- REQUIREMENT -
Look in the material below for the line with "What Plotly code" and the line with "size=32, color=INK, weight=300))", then set down exactly those two lines and all lines between, nothing more.

- Stored dataset items -
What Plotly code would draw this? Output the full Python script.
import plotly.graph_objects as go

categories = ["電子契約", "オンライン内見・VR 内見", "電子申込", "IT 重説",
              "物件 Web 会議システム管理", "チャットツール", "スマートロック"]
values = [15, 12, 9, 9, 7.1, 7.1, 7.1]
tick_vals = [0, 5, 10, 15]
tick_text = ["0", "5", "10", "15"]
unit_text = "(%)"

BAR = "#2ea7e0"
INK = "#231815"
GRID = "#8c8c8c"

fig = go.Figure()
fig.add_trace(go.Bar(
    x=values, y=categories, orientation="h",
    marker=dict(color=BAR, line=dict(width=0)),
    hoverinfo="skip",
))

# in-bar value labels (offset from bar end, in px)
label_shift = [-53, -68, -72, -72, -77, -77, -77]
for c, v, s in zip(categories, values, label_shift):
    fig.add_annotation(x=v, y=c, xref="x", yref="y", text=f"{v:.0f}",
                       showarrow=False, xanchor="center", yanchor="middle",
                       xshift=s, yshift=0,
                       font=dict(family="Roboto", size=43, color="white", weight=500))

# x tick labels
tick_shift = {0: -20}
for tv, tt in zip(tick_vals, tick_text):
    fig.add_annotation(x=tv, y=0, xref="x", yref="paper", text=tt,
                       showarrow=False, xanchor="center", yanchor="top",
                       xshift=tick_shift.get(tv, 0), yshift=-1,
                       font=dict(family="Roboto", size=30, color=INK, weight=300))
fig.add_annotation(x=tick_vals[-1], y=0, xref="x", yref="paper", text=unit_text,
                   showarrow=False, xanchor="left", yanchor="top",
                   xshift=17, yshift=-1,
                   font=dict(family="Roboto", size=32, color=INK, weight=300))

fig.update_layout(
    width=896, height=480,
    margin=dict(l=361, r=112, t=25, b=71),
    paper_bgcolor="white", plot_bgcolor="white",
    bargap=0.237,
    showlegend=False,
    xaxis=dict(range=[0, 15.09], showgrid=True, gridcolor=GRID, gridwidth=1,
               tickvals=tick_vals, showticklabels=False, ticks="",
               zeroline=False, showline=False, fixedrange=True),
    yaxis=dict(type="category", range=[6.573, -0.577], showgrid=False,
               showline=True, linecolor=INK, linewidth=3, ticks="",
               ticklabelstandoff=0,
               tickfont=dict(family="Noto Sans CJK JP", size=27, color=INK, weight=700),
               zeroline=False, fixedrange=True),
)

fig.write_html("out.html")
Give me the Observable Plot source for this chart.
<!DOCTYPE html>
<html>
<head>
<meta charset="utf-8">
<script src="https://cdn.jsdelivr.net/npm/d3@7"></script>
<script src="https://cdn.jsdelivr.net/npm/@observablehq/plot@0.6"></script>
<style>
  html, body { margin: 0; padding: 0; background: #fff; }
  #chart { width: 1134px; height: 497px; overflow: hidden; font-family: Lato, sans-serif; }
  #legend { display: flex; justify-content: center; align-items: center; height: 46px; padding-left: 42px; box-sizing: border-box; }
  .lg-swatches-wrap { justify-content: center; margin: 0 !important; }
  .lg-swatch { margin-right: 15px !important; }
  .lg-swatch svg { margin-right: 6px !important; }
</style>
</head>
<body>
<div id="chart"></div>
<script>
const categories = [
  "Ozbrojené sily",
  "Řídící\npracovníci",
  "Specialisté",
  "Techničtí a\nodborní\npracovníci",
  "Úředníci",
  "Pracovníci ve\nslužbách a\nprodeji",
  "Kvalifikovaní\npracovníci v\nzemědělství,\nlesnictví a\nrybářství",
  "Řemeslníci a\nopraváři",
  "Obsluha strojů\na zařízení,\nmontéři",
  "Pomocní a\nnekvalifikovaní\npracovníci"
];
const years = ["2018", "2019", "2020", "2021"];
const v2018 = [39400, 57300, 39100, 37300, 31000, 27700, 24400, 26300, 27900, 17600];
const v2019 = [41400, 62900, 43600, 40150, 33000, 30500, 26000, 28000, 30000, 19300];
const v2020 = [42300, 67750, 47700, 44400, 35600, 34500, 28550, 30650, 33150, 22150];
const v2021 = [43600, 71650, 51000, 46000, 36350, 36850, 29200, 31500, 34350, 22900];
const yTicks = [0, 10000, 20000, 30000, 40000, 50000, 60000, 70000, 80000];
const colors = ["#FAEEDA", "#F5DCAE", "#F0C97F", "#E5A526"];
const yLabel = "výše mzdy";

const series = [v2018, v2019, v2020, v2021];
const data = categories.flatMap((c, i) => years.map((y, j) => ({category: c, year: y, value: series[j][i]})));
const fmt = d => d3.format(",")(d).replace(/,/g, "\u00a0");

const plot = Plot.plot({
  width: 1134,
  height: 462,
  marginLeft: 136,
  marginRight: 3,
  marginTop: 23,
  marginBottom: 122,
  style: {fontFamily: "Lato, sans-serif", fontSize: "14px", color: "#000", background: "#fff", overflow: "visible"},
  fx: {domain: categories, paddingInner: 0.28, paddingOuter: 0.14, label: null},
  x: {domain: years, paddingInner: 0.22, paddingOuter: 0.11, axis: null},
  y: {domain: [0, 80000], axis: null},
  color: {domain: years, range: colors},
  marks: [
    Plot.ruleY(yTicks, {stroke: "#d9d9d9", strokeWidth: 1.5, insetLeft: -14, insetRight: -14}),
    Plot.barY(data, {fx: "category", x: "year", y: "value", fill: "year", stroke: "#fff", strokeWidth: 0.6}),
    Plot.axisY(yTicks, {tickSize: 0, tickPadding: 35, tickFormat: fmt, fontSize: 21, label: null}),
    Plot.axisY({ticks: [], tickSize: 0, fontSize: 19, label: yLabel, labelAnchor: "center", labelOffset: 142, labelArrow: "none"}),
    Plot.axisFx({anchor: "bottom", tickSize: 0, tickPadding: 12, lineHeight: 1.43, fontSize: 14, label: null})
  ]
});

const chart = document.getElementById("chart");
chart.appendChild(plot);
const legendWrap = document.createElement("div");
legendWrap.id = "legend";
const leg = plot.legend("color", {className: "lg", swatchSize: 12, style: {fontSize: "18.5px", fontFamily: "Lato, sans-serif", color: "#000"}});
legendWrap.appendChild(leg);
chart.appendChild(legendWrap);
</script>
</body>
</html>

---

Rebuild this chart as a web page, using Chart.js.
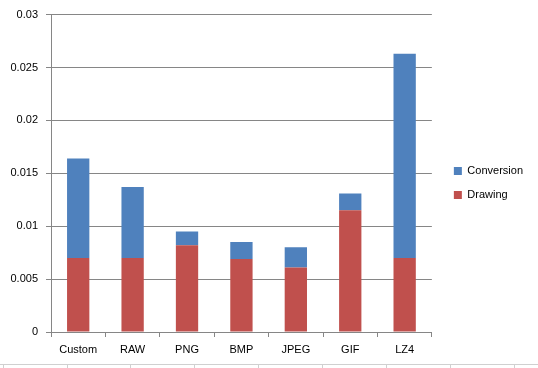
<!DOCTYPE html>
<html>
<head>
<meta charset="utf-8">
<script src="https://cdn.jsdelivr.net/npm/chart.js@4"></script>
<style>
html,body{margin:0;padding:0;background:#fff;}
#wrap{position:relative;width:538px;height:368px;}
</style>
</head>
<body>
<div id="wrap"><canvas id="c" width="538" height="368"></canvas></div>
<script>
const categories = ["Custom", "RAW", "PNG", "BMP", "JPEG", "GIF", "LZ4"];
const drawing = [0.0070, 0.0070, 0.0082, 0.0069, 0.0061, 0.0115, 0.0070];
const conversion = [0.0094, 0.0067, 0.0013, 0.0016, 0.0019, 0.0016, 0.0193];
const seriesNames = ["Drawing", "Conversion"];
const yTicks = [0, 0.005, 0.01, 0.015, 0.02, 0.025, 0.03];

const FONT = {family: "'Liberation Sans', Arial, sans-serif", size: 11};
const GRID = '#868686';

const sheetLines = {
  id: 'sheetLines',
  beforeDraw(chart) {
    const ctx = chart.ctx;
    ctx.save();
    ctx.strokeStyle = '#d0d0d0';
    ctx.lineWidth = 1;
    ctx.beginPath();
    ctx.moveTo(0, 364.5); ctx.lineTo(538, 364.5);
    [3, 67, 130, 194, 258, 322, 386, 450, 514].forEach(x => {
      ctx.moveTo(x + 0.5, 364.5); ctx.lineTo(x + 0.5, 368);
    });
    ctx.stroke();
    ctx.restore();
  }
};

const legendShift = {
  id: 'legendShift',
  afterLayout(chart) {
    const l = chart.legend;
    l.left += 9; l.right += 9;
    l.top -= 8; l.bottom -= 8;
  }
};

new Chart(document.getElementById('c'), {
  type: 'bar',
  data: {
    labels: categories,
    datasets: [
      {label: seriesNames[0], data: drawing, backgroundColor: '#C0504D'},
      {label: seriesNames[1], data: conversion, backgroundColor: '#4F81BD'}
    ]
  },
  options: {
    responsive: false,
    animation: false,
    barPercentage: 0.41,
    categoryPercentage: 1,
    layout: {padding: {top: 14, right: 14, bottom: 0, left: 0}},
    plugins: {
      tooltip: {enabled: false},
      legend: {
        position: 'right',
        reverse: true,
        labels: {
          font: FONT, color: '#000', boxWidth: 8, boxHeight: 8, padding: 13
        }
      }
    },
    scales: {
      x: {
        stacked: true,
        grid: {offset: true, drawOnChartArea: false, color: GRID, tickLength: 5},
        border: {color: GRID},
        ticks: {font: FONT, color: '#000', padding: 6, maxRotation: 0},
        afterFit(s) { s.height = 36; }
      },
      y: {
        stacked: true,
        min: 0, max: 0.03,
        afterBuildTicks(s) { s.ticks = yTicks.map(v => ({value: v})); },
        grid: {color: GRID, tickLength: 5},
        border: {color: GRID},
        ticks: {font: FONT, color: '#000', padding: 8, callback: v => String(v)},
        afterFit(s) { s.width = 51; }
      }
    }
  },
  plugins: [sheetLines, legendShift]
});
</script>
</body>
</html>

- WRITTEN ANSWER -
What Plotly code would draw this? Output the full Python script.
import plotly.graph_objects as go

categories = ["電子契約", "オンライン内見・VR 内見", "電子申込", "IT 重説",
              "物件 Web 会議システム管理", "チャットツール", "スマートロック"]
values = [15, 12, 9, 9, 7.1, 7.1, 7.1]
tick_vals = [0, 5, 10, 15]
tick_text = ["0", "5", "10", "15"]
unit_text = "(%)"

BAR = "#2ea7e0"
INK = "#231815"
GRID = "#8c8c8c"

fig = go.Figure()
fig.add_trace(go.Bar(
    x=values, y=categories, orientation="h",
    marker=dict(color=BAR, line=dict(width=0)),
    hoverinfo="skip",
))

# in-bar value labels (offset from bar end, in px)
label_shift = [-53, -68, -72, -72, -77, -77, -77]
for c, v, s in zip(categories, values, label_shift):
    fig.add_annotation(x=v, y=c, xref="x", yref="y", text=f"{v:.0f}",
                       showarrow=False, xanchor="center", yanchor="middle",
                       xshift=s, yshift=0,
                       font=dict(family="Roboto", size=43, color="white", weight=500))

# x tick labels
tick_shift = {0: -20}
for tv, tt in zip(tick_vals, tick_text):
    fig.add_annotation(x=tv, y=0, xref="x", yref="paper", text=tt,
                       showarrow=False, xanchor="center", yanchor="top",
                       xshift=tick_shift.get(tv, 0), yshift=-1,
                       font=dict(family="Roboto", size=30, color=INK, weight=300))
fig.add_annotation(x=tick_vals[-1], y=0, xref="x", yref="paper", text=unit_text,
                   showarrow=False, xanchor="left", yanchor="top",
                   xshift=17, yshift=-1,
                   font=dict(family="Roboto", size=32, color=INK, weight=300))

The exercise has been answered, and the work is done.